J Neurosurg Spine. 2011 Jul;15(1):92-6

Authors: Acosta FL, Liu J, Slimack N, Moller D, Fessler R, Koski T

Abstract
OBJECTIVE: The lateral transpsoas approach for lumbar interbody fusion is a minimal access technique that has been used by some to treat lumbar degenerative conditions, including degenerative scoliosis. Few studies, however, have analyzed its effect on coronal and sagittal plane correction, and no study has compared changes in segmental, regional, and global coronal and sagittal alignment after this technique. The object of this study was to determine changes in sagittal and coronal plane alignment occurring after direct lateral interbody fusion (DLIF).
METHODS: The authors performed a review of the radiographic records of 36 patients with lumbar degenerative disease treated with the DLIF technique. Thirty-five patients underwent supplemental posterior fixation to maintain correction. Preoperative and postoperative standing anteroposterior and lateral lumbar radiographs were obtained in all patients for measurement of segmental and regional coronal and sagittal Cobb angles. Standing anteroposterior and lateral 36-in radiographs were also obtained in 23 patients for measurement of global coronal (center sacral vertebral line) and sagittal (C-7 plumb line) balance.

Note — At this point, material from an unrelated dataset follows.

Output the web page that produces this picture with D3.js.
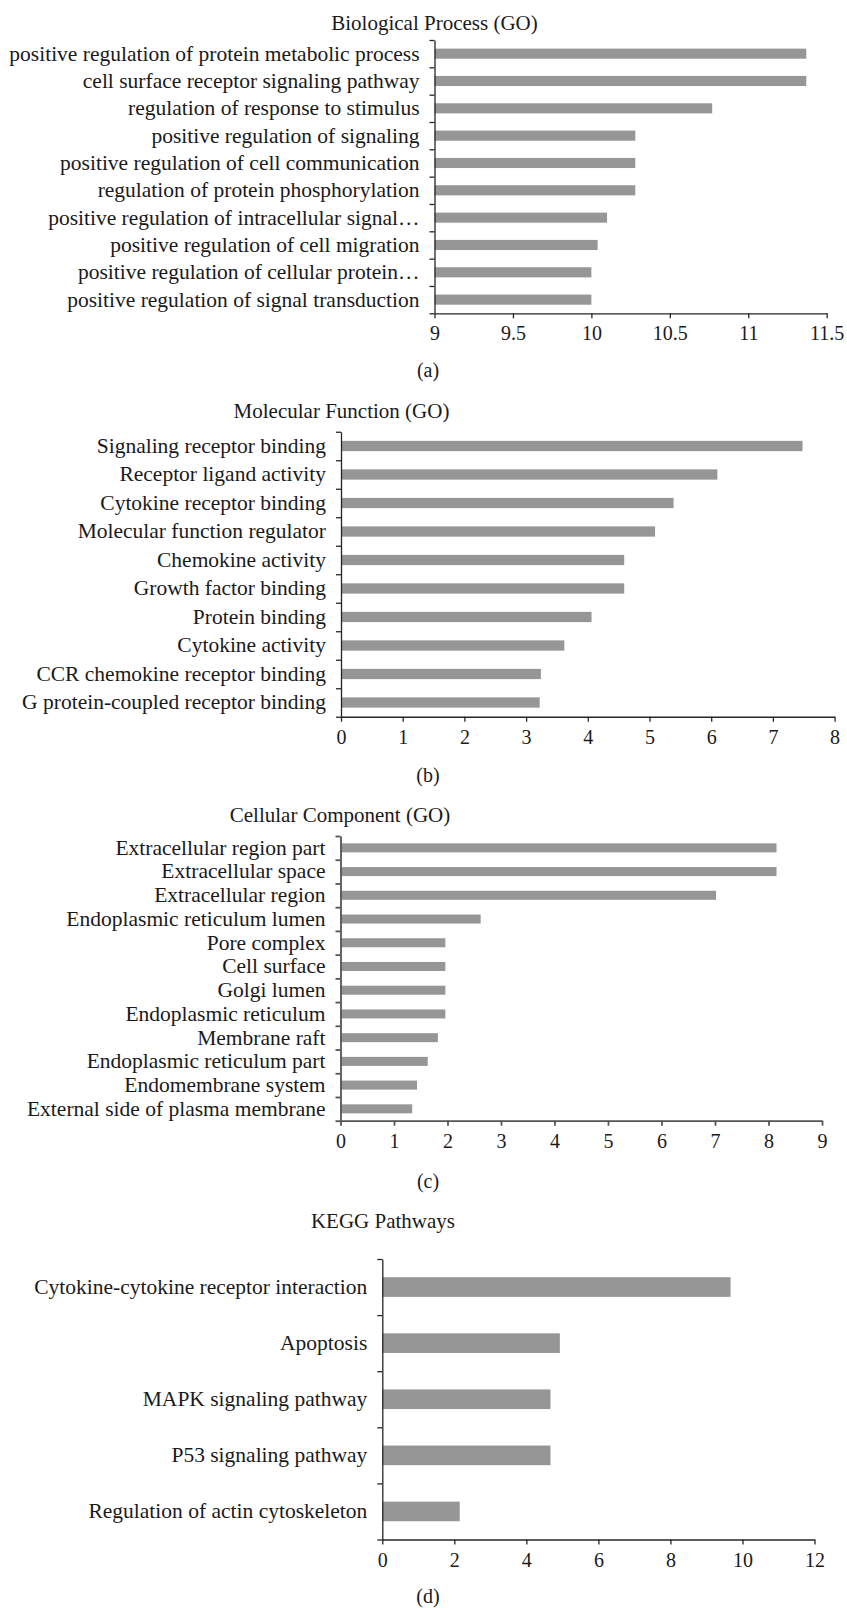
<!DOCTYPE html>
<html>
<head>
<meta charset="utf-8">
<script src="https://cdn.jsdelivr.net/npm/d3@7"></script>
<style>
    body { margin: 0; background: #fff; }
    svg text { font-family: "Liberation Serif", "Times New Roman", serif; fill: #1a1a1a; }
</style>
</head>
<body>
<svg id="svg" width="847" height="1608"></svg>
<script>
// (a) Biological Process
const bpTerms = [
    "positive regulation of protein metabolic process",
    "cell surface receptor signaling pathway",
    "regulation of response to stimulus",
    "positive regulation of signaling",
    "positive regulation of cell communication",
    "regulation of protein phosphorylation",
    "positive regulation of intracellular signal\u2026",
    "positive regulation of cell migration",
    "positive regulation of cellular protein\u2026",
    "positive regulation of signal transduction"
];
const bpValues = [11.37, 11.37, 10.77, 10.28, 10.28, 10.28, 10.10, 10.04, 10.0, 10.0];
const bpTicks = [9, 9.5, 10, 10.5, 11, 11.5];

// (b) Molecular Function
const mfTerms = [
    "Signaling receptor binding",
    "Receptor ligand activity",
    "Cytokine receptor binding",
    "Molecular function regulator",
    "Chemokine activity",
    "Growth factor binding",
    "Protein binding",
    "Cytokine activity",
    "CCR chemokine receptor binding",
    "G protein-coupled receptor binding"
];
const mfValues = [7.48, 6.10, 5.39, 5.09, 4.59, 4.59, 4.06, 3.62, 3.24, 3.22];
const mfTicks = [0, 1, 2, 3, 4, 5, 6, 7, 8];

// (c) Cellular Component
const ccTerms = [
    "Extracellular region part",
    "Extracellular space",
    "Extracellular region",
    "Endoplasmic reticulum lumen",
    "Pore complex",
    "Cell surface",
    "Golgi lumen",
    "Endoplasmic reticulum",
    "Membrane raft",
    "Endoplasmic reticulum part",
    "Endomembrane system",
    "External side of plasma membrane"
];
const ccValues = [8.15, 8.15, 7.02, 2.62, 1.96, 1.96, 1.96, 1.96, 1.82, 1.63, 1.43, 1.34];
const ccTicks = [0, 1, 2, 3, 4, 5, 6, 7, 8, 9];

// (d) KEGG
const keggTerms = [
    "Cytokine-cytokine receptor interaction",
    "Apoptosis",
    "MAPK signaling pathway",
    "P53 signaling pathway",
    "Regulation of actin cytoskeleton"
];
const keggValues = [9.67, 4.93, 4.67, 4.67, 2.15];
const keggTicks = [0, 2, 4, 6, 8, 10, 12];

const FONT = "\"Liberation Serif\", \"Times New Roman\", serif";
const BAR_COLOR = "#969696";

const panels = [
    { title: "Biological Process (GO)", letter: "(a)", terms: bpTerms, values: bpValues, ticks: bpTicks,
      x0: 434.5, x1: 826.7, top: 40, bottom: 313.3, titleX: 434.5, titleY: 30, letterY: 376.7,
      pad: 0.63, axisColor: "#262626", axisWidth: 1.3 },
    { title: "Molecular Function (GO)", letter: "(b)", terms: mfTerms, values: mfValues, ticks: mfTicks,
      x0: 341, x1: 834.6, top: 431.75, bottom: 716.75, titleX: 341.5, titleY: 418, letterY: 782,
      pad: 0.64, axisColor: "#262626", axisWidth: 1.3 },
    { title: "Cellular Component (GO)", letter: "(c)", terms: ccTerms, values: ccValues, ticks: ccTicks,
      x0: 340.5, x1: 822, top: 836, bottom: 1120.7, titleX: 340, titleY: 821.7, letterY: 1188,
      pad: 0.62, axisColor: "#555555", axisWidth: 1.8 },
    { title: "KEGG Pathways", letter: "(d)", terms: keggTerms, values: keggValues, ticks: keggTicks,
      x0: 382.3, x1: 814.5, top: 1259, bottom: 1539.5, titleX: 383, titleY: 1228, letterY: 1603,
      pad: 0.65, axisColor: "#262626", axisWidth: 1.3 }
];

const svg = d3.select("#svg");

function drawPanel(p) {
    const g = svg.append("g");
    const rows = p.terms.map((t, i) => ({ term: t, value: p.values[i] }));
    const n = rows.length;

    const x = d3.scaleLinear()
        .domain([p.ticks[0], p.ticks[p.ticks.length - 1]])
        .range([p.x0, p.x1]);
    const y = d3.scaleBand()
        .domain(p.terms)
        .range([p.top, p.bottom])
        .paddingInner(p.pad)
        .paddingOuter(p.pad / 2);
    // category boundaries for the tick marks
    const yEdges = d3.scaleLinear().domain([0, n]).range([p.top, p.bottom]);

    g.selectAll("rect")
        .data(rows)
        .join("rect")
        .attr("x", x(p.ticks[0]))
        .attr("y", d => y(d.term))
        .attr("width", d => x(d.value) - x(p.ticks[0]))
        .attr("height", y.bandwidth())
        .attr("fill", BAR_COLOR);

    const yAxis = g.append("g")
        .attr("transform", "translate(" + p.x0 + ",0)")
        .call(d3.axisLeft(yEdges).tickValues(d3.range(n + 1)).tickFormat("")
            .tickSizeInner(5).tickSizeOuter(0));
    yAxis.attr("color", p.axisColor);
    yAxis.selectAll("path, line").attr("stroke-width", p.axisWidth);

    const xAxis = g.append("g")
        .attr("transform", "translate(0," + p.bottom + ")")
        .call(d3.axisBottom(x).tickValues(p.ticks).tickFormat(d3.format("~g"))
            .tickSizeInner(5).tickSizeOuter(0).tickPadding(8));
    xAxis.attr("color", p.axisColor)
        .attr("font-family", FONT)
        .attr("font-size", 20);
    xAxis.selectAll("path, line").attr("stroke-width", p.axisWidth);
    xAxis.selectAll("text").attr("fill", "#1a1a1a");

    g.selectAll("text.label")
        .data(rows)
        .join("text")
        .attr("class", "label")
        .attr("x", p.x0 - 15)
        .attr("y", d => y(d.term) + y.bandwidth() / 2)
        .attr("dy", "0.32em")
        .attr("text-anchor", "end")
        .attr("font-size", 21.5)
        .text(d => d.term);

    g.append("text")
        .attr("x", p.titleX)
        .attr("y", p.titleY)
        .attr("text-anchor", "middle")
        .attr("font-size", 21)
        .text(p.title);

    g.append("text")
        .attr("x", 428)
        .attr("y", p.letterY)
        .attr("text-anchor", "middle")
        .attr("font-size", 20)
        .text(p.letter);
}

panels.forEach(drawPanel);
</script>
</body>
</html>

RESULTS: The mean coronal segmental Cobb angle was 4.5° preoperatively, and it was 1.5° postoperatively (p < 0.0001). The mean pre- and postoperative regional lumbar coronal Cobb angles were 7.6° and 3.6°, respectively (p = 0.0001). In 8 patients with degenerative scoliosis, the mean pre- and postoperative regional lumbar coronal Cobb angles were 21.4° and 9.7°, respectively (p = 0.0004). The mean global coronal alignment was 19.1 mm preoperatively, and it was 12.5 mm postoperatively (p < 0.05). In the sagittal plane, the mean segmental Cobb angle measured -5.3° preoperatively and -8.2° postoperatively (p < 0.0001). The mean pre- and postoperative regional lumbar lordoses were 42.1° and 46.2°, respectively (p > 0.05). The mean global sagittal alignment was 41.5 mm preoperatively and 42.4 mm postoperatively (p = 0.7). The average clinical follow-up was 21 months in 21 patients. The mean pre- and postoperative visual analog scale scores were 7.7 and 2.9, respectively (p < 0.0001). The mean pre- and postoperative Oswestry Disability Indices were 43 and 21, respectively (p < 0.0001).
CONCLUSIONS: Direct lateral interbody fusion significantly improves segmental, regional, and global coronal plane alignment in patients with degenerative lumbar disease. Although DLIF increases the segmental sagittal Cobb angle at the level of instrumentation, it does not improve regional lumbar lordosis or global sagittal alignment.